Tribunal Upholds 10-Year DQ For Baiting Offences
THE Racing Appeals Tribunal has dismissed the appeal lodged by Holly Speed for luring and baiting offences dating back to September 2020.
13 December 2021
THE NSW Racing Appeals Tribunal has dismissed the appeal lodged by trainer Holly Speed for luring and baiting offences.
In October, Greyhound Welfare & Integrity Commission (GWIC) stewards handed Speed two 10-year disqualifications for being in possession of two rabbit carcasses where one was used as a lure to excite or entice a greyhound to pursue it.
The rabbit carcasses were found at a routine GWIC inspection of Speed’s kennels on September 8, 2020 at which time she was placed under interim-suspension by the commission.
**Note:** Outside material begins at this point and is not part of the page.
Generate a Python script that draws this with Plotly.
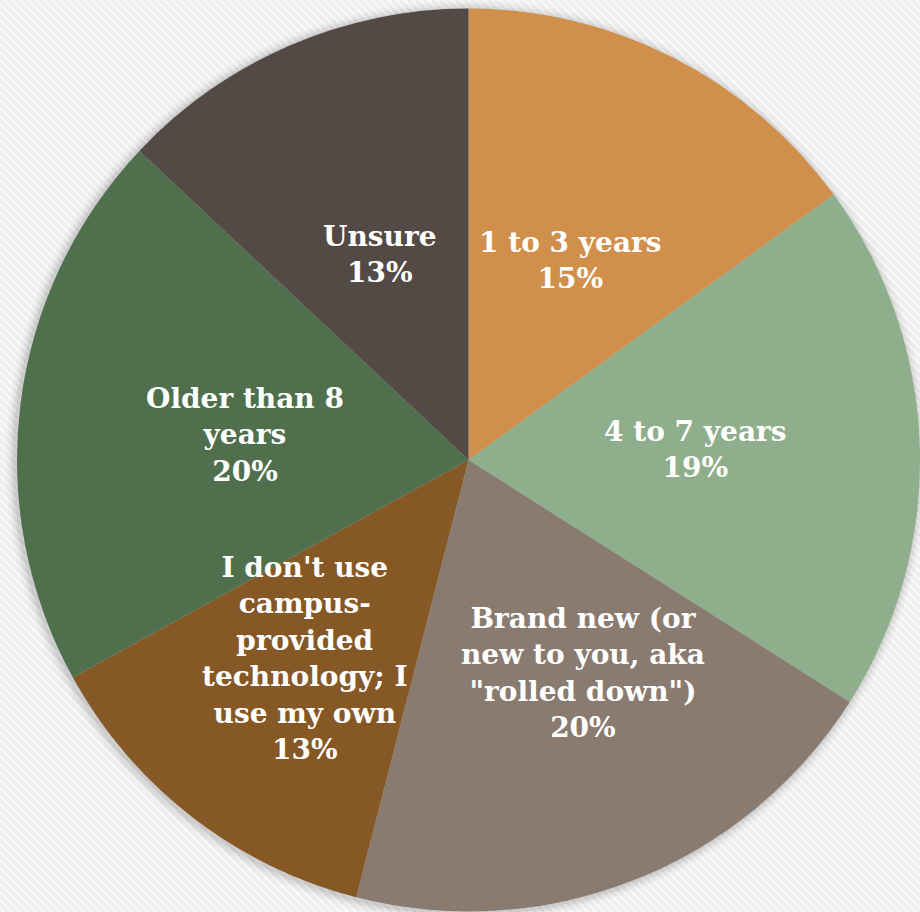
import math
import plotly.graph_objects as go

# Survey: age of campus-provided technology
categories = [
    "1 to 3 years",
    "4 to 7 years",
    "Brand new (or<br>new to you, aka<br>\"rolled down\")",
    "I don't use<br>campus-<br>provided<br>technology; I<br>use my own",
    "Older than 8<br>years",
    "Unsure",
]
shares = [15, 19, 20, 13, 20, 13]
colors = ["#D08F4B", "#8FAE8B", "#8A7B70", "#865825", "#4F6F4D", "#544A45"]

W, H = 920, 912
# pie placement (pixels)
left, top = 17, 8
dom_x = [left / W, 1.0]
dom_y = [0.0, 1 - top / H]
R = min(W - left, H - top) / 2
cx = left + R
cy = top + R

# label placement: fraction of radius and pixel nudges
label_rfrac = [0.5, 0.5, 0.5, 0.5, 0.5, 0.5]
label_nudge = [(0, 2), (1, -3), (31, 4), (-25, 21), (0, 4), (1, 2)]

fig = go.Figure()
fig.add_trace(go.Pie(
    labels=categories,
    values=shares,
    sort=False,
    direction="clockwise",
    rotation=0,
    marker=dict(colors=colors, line=dict(width=0)),
    textinfo="none",
    hoverinfo="label+percent",
    domain=dict(x=dom_x, y=dom_y),
    showlegend=False,
))

# labels at the middle angle of each slice
total = sum(shares)
cum = 0
annotations = []
for lab, v, rf, (nx, ny) in zip(categories, shares, label_rfrac, label_nudge):
    mid = (cum + v / 2) / total * 2 * math.pi
    cum += v
    px = cx + rf * R * math.sin(mid) + nx
    py = cy - rf * R * math.cos(mid) + ny
    annotations.append(dict(
        x=px / W, y=1 - py / H, xref="paper", yref="paper",
        text=f"{lab}<br>{round(v / total * 100)}%",
        showarrow=False, xanchor="center", yanchor="middle", align="center",
        font=dict(family="DejaVu Serif, Georgia, serif", size=28, color="white", weight="bold"),
    ))

# diagonal stripe texture on the background
segs = []
step = 8
x0 = -H
while x0 < W + step:
    segs.append(f"M{x0 / W:.5f},1 L{(x0 + H) / W:.5f},0")
    x0 += step
shapes = [dict(
    type="path", xref="paper", yref="paper", layer="below",
    path=" ".join(segs), line=dict(color="#EDEDED", width=3),
)]

# soft shadow ring around the pie
for i, a in enumerate([0.05, 0.04, 0.03, 0.02, 0.015]):
    r = R + 2 + 2 * i
    shapes.append(dict(
        type="circle", xref="paper", yref="paper", layer="below",
        x0=(cx - r - 2) / W, x1=(cx + r - 2) / W,
        y0=1 - (cy + r + 2) / H, y1=1 - (cy - r + 2) / H,
        fillcolor=f"rgba(0,0,0,{a})", line=dict(width=0),
    ))

fig.update_layout(
    width=W, height=H,
    margin=dict(l=0, r=0, t=0, b=0),
    paper_bgcolor="#F8F8F8",
    plot_bgcolor="#F8F8F8",
    annotations=annotations,
    shapes=shapes,
)

fig.write_html("out.html")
GWIC engaged the services of Dr. Lydia Tong from Taronga Wildlife Hospital to examine the two rabbit carcasses who determined there was evidence that one of the two carcasses had been used as a lure.
Speed pleaded not guilty to all charges and after being handed 10-year disqualifications for two charges challenged the ruling with the Appeals Tribunal.
But that action proved futile with Judge Armati dismissing the appeal last Wednesday which will see Speed serve a 10-year disqualification, the minimum under the rules for lure and baiting offences.
After news that the appeal had been dismissed, GWIC CEO Steve Griffin, reaffirmed the commission’s commitment to protecting the reputation of the industry.
“While matters like this are very rare in the industry, GWIC will continue to protect the welfare of greyhounds and the integrity of the sport with a firm but fair regulatory approach,” Griffin said.
“This disqualification is amongst the highest periods of disqualification imposed by GWIC, which is a reflection on both the severity of the breach and how seriously we take our role in protecting the welfare and integrity of the industry.
“The independent Racing Appeals Tribunal has upheld GWIC’s decision at a recent hearing, proving that this was an extremely serious matter that was dealt with appropriately.”
Griffin said this recent decision is a stern reminder that possessing animals or animal carcasses will be met with significant periods of disqualification.
“After significant adversity, this industry has pulled together and worked hard to build a professional reputation with some of the highest animal welfare standards in the country,” Griffin said.
“I commend all within the industry who continue to do the right thing. GWIC will continue to work with them to protect the integrity of the sport and ensure anyone who chooses to risk that is penalised appropriately.”